◆ **SUPPLIED MATERIAL**
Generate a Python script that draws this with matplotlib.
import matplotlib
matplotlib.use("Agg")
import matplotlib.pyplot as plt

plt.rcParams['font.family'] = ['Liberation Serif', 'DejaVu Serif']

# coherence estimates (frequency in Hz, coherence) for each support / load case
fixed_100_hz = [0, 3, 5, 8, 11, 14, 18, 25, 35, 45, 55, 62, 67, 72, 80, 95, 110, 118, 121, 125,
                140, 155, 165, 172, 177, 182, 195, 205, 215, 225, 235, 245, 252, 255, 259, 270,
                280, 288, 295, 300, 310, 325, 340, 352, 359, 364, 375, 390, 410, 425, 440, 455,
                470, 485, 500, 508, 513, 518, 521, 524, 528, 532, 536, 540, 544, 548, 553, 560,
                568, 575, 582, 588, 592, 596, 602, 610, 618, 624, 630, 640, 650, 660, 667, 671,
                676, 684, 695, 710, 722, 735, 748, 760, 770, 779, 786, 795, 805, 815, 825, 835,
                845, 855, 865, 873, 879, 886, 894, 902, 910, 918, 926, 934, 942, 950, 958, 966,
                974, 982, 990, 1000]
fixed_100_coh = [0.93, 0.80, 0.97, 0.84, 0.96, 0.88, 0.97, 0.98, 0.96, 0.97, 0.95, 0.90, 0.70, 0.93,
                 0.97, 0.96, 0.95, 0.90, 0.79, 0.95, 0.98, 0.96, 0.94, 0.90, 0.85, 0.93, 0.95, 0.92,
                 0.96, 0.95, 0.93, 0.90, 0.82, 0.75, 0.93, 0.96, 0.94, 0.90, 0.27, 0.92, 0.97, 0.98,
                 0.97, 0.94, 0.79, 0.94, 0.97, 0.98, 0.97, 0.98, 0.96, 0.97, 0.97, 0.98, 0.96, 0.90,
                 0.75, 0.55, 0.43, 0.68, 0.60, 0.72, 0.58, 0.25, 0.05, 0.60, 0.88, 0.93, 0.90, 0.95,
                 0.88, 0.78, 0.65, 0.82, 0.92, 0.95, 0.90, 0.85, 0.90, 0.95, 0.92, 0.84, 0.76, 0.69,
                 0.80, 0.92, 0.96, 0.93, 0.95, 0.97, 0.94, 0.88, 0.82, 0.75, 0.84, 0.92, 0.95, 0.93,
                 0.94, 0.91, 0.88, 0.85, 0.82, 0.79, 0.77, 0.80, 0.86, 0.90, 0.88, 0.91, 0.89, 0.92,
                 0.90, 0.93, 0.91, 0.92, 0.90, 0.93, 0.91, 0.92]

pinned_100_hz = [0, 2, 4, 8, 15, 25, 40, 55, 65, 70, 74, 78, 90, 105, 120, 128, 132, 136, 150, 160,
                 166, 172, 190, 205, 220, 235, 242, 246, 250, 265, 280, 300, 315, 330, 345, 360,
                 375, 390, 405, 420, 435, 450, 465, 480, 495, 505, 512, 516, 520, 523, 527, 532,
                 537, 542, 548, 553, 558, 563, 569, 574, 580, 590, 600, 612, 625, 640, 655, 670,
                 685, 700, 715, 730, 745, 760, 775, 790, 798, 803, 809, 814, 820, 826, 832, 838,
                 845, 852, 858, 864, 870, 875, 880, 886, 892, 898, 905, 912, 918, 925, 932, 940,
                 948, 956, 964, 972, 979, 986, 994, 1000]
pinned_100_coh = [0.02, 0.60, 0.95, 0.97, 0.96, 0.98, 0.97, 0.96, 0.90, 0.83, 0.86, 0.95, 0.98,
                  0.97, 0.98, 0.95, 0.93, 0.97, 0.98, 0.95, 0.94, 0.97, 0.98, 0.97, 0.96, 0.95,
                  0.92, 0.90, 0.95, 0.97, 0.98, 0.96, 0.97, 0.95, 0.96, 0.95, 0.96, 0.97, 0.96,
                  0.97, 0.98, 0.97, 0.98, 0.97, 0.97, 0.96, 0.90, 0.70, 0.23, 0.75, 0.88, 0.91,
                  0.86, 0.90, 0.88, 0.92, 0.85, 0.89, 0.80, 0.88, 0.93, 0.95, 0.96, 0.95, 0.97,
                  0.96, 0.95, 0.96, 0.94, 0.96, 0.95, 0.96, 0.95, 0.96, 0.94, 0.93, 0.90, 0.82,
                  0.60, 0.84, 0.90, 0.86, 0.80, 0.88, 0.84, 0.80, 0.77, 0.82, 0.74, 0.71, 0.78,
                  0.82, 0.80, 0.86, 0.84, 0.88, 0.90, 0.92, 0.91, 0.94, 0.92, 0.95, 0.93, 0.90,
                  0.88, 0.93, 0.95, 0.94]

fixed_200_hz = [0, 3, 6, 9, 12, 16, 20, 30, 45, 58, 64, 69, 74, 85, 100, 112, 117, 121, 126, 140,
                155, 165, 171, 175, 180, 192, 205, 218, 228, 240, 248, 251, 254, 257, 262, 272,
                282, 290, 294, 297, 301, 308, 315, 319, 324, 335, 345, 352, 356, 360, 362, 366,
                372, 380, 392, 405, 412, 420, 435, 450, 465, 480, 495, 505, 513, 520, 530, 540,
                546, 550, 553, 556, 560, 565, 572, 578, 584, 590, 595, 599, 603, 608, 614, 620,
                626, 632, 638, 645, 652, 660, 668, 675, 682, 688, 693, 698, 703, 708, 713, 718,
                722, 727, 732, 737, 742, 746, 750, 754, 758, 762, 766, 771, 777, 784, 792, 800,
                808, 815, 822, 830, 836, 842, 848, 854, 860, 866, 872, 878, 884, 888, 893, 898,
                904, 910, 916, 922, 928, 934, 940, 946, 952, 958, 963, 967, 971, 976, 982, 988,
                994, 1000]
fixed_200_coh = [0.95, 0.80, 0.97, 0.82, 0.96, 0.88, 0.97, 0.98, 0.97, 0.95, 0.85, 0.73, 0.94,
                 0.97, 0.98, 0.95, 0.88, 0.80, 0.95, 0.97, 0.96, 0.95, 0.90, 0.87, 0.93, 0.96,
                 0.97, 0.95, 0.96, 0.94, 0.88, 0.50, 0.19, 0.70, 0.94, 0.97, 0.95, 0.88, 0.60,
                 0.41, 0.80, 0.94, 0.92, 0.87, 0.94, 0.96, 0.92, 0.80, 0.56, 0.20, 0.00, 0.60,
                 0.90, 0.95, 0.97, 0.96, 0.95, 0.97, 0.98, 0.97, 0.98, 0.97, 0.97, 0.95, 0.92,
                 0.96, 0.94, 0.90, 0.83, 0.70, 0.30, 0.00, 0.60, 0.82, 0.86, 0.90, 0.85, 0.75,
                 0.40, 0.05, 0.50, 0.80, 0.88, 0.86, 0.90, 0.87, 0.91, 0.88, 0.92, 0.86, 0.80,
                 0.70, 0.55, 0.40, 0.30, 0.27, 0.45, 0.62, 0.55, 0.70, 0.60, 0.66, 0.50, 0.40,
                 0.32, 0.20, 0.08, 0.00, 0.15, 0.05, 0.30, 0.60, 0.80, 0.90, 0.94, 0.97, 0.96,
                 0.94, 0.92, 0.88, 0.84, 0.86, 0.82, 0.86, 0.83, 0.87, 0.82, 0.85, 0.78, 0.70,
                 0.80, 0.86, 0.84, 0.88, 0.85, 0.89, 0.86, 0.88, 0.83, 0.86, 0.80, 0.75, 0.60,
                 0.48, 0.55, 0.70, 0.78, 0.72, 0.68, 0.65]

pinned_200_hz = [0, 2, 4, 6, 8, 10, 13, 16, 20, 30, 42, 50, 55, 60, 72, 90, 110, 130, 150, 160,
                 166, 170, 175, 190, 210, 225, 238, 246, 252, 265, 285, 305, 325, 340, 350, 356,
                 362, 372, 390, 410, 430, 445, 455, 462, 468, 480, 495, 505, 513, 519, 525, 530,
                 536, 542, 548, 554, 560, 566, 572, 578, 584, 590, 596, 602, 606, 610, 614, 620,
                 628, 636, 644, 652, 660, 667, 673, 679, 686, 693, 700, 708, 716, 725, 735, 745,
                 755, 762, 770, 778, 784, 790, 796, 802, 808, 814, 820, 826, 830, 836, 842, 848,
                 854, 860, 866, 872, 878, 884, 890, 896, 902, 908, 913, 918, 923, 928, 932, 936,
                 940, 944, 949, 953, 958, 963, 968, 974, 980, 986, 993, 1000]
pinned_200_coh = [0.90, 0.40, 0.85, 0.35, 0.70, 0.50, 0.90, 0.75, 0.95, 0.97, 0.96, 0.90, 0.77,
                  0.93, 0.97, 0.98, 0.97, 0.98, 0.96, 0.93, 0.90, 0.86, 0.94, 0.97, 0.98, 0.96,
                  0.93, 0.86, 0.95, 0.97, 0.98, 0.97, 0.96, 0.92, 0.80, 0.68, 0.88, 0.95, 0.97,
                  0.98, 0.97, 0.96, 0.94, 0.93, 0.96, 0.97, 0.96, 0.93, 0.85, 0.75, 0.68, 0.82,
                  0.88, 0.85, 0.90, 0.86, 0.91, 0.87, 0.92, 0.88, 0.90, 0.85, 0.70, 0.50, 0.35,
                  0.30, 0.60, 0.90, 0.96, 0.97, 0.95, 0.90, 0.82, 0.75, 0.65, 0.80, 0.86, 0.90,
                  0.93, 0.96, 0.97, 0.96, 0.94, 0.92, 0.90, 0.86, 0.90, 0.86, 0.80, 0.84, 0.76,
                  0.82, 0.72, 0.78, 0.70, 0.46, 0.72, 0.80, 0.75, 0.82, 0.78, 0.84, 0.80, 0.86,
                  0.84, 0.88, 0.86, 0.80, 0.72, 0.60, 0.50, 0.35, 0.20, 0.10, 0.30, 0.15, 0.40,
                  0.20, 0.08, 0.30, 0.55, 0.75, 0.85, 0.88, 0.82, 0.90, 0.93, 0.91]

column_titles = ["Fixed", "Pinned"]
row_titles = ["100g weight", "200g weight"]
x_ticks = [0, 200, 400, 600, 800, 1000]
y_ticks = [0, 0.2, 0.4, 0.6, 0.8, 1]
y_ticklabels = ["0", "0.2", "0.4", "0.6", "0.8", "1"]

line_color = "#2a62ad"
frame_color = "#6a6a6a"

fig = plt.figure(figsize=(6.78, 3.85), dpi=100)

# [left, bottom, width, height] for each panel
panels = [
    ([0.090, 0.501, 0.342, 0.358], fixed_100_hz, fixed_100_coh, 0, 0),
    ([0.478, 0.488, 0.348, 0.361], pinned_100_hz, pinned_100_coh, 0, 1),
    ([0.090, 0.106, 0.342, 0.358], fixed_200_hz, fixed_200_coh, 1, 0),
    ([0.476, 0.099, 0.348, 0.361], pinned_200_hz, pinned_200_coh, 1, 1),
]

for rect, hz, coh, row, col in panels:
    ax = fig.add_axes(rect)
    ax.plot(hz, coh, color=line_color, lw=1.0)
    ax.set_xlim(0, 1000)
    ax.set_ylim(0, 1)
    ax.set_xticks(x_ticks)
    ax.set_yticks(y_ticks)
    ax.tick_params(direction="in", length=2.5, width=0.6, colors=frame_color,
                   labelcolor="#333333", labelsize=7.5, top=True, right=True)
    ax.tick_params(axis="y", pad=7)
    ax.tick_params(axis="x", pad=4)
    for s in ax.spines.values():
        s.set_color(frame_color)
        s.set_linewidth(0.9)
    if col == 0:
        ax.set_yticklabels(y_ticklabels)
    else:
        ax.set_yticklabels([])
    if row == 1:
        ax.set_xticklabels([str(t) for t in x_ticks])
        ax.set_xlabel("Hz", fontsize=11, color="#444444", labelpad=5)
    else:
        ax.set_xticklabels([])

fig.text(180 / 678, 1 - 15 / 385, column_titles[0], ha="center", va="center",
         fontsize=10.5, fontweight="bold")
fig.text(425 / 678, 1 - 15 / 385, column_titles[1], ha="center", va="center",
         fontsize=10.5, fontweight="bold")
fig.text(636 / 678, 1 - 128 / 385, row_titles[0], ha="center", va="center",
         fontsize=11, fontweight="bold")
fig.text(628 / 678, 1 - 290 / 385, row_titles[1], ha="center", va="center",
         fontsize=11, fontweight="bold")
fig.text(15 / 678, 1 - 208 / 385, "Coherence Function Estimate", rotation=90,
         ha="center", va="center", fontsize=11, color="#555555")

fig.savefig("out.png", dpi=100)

◆ **EXERCISE PROMPT**
Reproduce every line of the listing above in which the string "matplotlib" appears.

◆ **SOLUTION TO THIS PROBLEM**
Generate a Python script that draws this with matplotlib.
import matplotlib
matplotlib.use("Agg")
import matplotlib.pyplot as plt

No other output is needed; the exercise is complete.